Stated problem:
Your task is to copy the listing exactly. Drop any pictures from the copy.

Supplied material:
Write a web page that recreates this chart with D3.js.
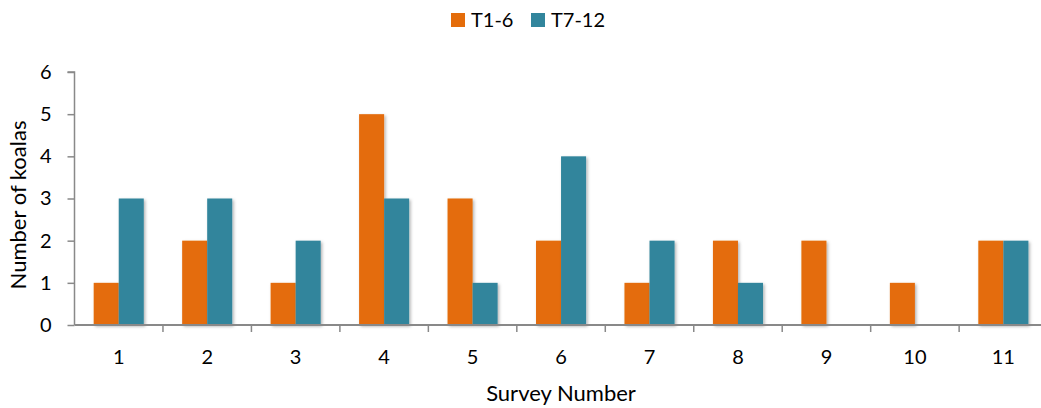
<!DOCTYPE html>
<html><head><meta charset="utf-8">
<script src="https://cdn.jsdelivr.net/npm/d3@7"></script>
<style>body{margin:0;background:#fff}svg{display:block}text{font-family:Lato,"Open Sans",sans-serif;fill:#000}</style>
</head><body><svg id="c" width="1041" height="408"></svg>
<script>
const categories = ["1","2","3","4","5","6","7","8","9","10","11"];
const seriesNames = ["T1-6","T7-12"];
const t1_6 = [1,2,1,5,3,2,1,2,2,1,2];
const t7_12 = [3,3,2,3,1,4,2,1,0,0,2];
const yTicks = [0,1,2,3,4,5,6];
const colors = ["#E46C0A","#31859C"];

(function(){
const svg = d3.select("#c");
const mLeft = 74.5, mRight = 1047.6, mTop = 72, mBottom = 325;
const x = d3.scaleBand().domain(categories).range([mLeft,mRight]).paddingInner(0).paddingOuter(0);
const y = d3.scaleLinear().domain([0,6]).range([mBottom,mTop]);
const barW = x.bandwidth()*0.283;

const defs = svg.append("defs");
const f = defs.append("filter").attr("id","sh").attr("x","-20%").attr("y","-20%").attr("width","140%").attr("height","140%");
f.append("feDropShadow").attr("dx",1.5).attr("dy",1.5).attr("stdDeviation",1.5).attr("flood-color","#000").attr("flood-opacity",0.3);

const series = [t1_6, t7_12];
series.forEach((vals,si)=>{
  svg.append("g").selectAll("rect").data(vals.map((v,i)=>({v,c:categories[i]})).filter(d=>d.v>0)).join("rect")
    .attr("x",d=>x(d.c)+x.bandwidth()/2 - barW + si*barW)
    .attr("y",d=>y(d.v))
    .attr("width",barW)
    .attr("height",d=>y(0)-y(d.v))
    .attr("fill",colors[si])
    .attr("filter","url(#sh)");
});

// y axis
const ya = svg.append("g").attr("transform",`translate(${mLeft},0)`)
  .call(d3.axisLeft(y).tickValues(yTicks).tickSize(7).tickPadding(16).tickFormat(d3.format("d")));
ya.select(".domain").attr("stroke","#898989").attr("stroke-width",1.5).attr("d",`M-7,${mTop}H0V${mBottom}`);
ya.selectAll(".tick line").attr("stroke","#898989").attr("stroke-width",1.5);
ya.selectAll(".tick text").style("font-size","20px").style("font-family","Lato, sans-serif").attr("fill","#000");

// x axis
const xa = svg.append("g").attr("transform",`translate(0,${mBottom})`)
  .call(d3.axisBottom(x).tickSize(0));
xa.select(".domain").attr("stroke","#898989").attr("stroke-width",2).attr("d",`M${mLeft},0H${mRight}`);
xa.selectAll(".tick text").attr("y",39).attr("dy",0).style("font-size","20px").style("font-family","Lato, sans-serif").attr("fill","#000");
svg.append("g").selectAll("line").data(categories.slice(1)).join("line")
  .attr("x1",d=>x(d)).attr("x2",d=>x(d)).attr("y1",mBottom).attr("y2",mBottom+7)
  .attr("stroke","#898989").attr("stroke-width",1.5);

// titles
svg.append("text").attr("transform",`translate(26,205) rotate(-90)`).attr("text-anchor","middle")
  .style("font-size","22px").text("Number of koalas");
svg.append("text").attr("x",561).attr("y",401).attr("text-anchor","middle").style("font-size","22px").text("Survey Number");

// legend
const lg = svg.append("g");
const lx = [451,531];
seriesNames.forEach((n,i)=>{
  lg.append("rect").attr("x",lx[i]).attr("y",13).attr("width",14).attr("height",14).attr("fill",colors[i]);
  lg.append("text").attr("x",lx[i]+20).attr("y",27).style("font-size","20px").text(n);
});
})();
</script></body></html>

Exercise output:
Write a web page that recreates this chart with D3.js.
<!DOCTYPE html>
<html><head><meta charset="utf-8">
<script src="https://cdn.jsdelivr.net/npm/d3@7"></script>
<style>body{margin:0;background:#fff}svg{display:block}text{font-family:Lato,"Open Sans",sans-serif;fill:#000}</style>
</head><body><svg id="c" width="1041" height="408"></svg>
<script>
const categories = ["1","2","3","4","5","6","7","8","9","10","11"];
const seriesNames = ["T1-6","T7-12"];
const t1_6 = [1,2,1,5,3,2,1,2,2,1,2];
const t7_12 = [3,3,2,3,1,4,2,1,0,0,2];
const yTicks = [0,1,2,3,4,5,6];
const colors = ["#E46C0A","#31859C"];

(function(){
const svg = d3.select("#c");
const mLeft = 74.5, mRight = 1047.6, mTop = 72, mBottom = 325;
const x = d3.scaleBand().domain(categories).range([mLeft,mRight]).paddingInner(0).paddingOuter(0);
const y = d3.scaleLinear().domain([0,6]).range([mBottom,mTop]);
const barW = x.bandwidth()*0.283;

const defs = svg.append("defs");
const f = defs.append("filter").attr("id","sh").attr("x","-20%").attr("y","-20%").attr("width","140%").attr("height","140%");
f.append("feDropShadow").attr("dx",1.5).attr("dy",1.5).attr("stdDeviation",1.5).attr("flood-color","#000").attr("flood-opacity",0.3);

const series = [t1_6, t7_12];
series.forEach((vals,si)=>{
  svg.append("g").selectAll("rect").data(vals.map((v,i)=>({v,c:categories[i]})).filter(d=>d.v>0)).join("rect")
    .attr("x",d=>x(d.c)+x.bandwidth()/2 - barW + si*barW)
    .attr("y",d=>y(d.v))
    .attr("width",barW)
    .attr("height",d=>y(0)-y(d.v))
    .attr("fill",colors[si])
    .attr("filter","url(#sh)");
});

// y axis
const ya = svg.append("g").attr("transform",`translate(${mLeft},0)`)
  .call(d3.axisLeft(y).tickValues(yTicks).tickSize(7).tickPadding(16).tickFormat(d3.format("d")));
ya.select(".domain").attr("stroke","#898989").attr("stroke-width",1.5).attr("d",`M-7,${mTop}H0V${mBottom}`);
ya.selectAll(".tick line").attr("stroke","#898989").attr("stroke-width",1.5);
ya.selectAll(".tick text").style("font-size","20px").style("font-family","Lato, sans-serif").attr("fill","#000");

// x axis
const xa = svg.append("g").attr("transform",`translate(0,${mBottom})`)
  .call(d3.axisBottom(x).tickSize(0));
xa.select(".domain").attr("stroke","#898989").attr("stroke-width",2).attr("d",`M${mLeft},0H${mRight}`);
xa.selectAll(".tick text").attr("y",39).attr("dy",0).style("font-size","20px").style("font-family","Lato, sans-serif").attr("fill","#000");
svg.append("g").selectAll("line").data(categories.slice(1)).join("line")
  .attr("x1",d=>x(d)).attr("x2",d=>x(d)).attr("y1",mBottom).attr("y2",mBottom+7)
  .attr("stroke","#898989").attr("stroke-width",1.5);

// titles
svg.append("text").attr("transform",`translate(26,205) rotate(-90)`).attr("text-anchor","middle")
  .style("font-size","22px").text("Number of koalas");
svg.append("text").attr("x",561).attr("y",401).attr("text-anchor","middle").style("font-size","22px").text("Survey Number");

// legend
const lg = svg.append("g");
const lx = [451,531];
seriesNames.forEach((n,i)=>{
  lg.append("rect").attr("x",lx[i]).attr("y",13).attr("width",14).attr("height",14).attr("fill",colors[i]);
  lg.append("text").attr("x",lx[i]+20).attr("y",27).style("font-size","20px").text(n);
});
})();
</script></body></html>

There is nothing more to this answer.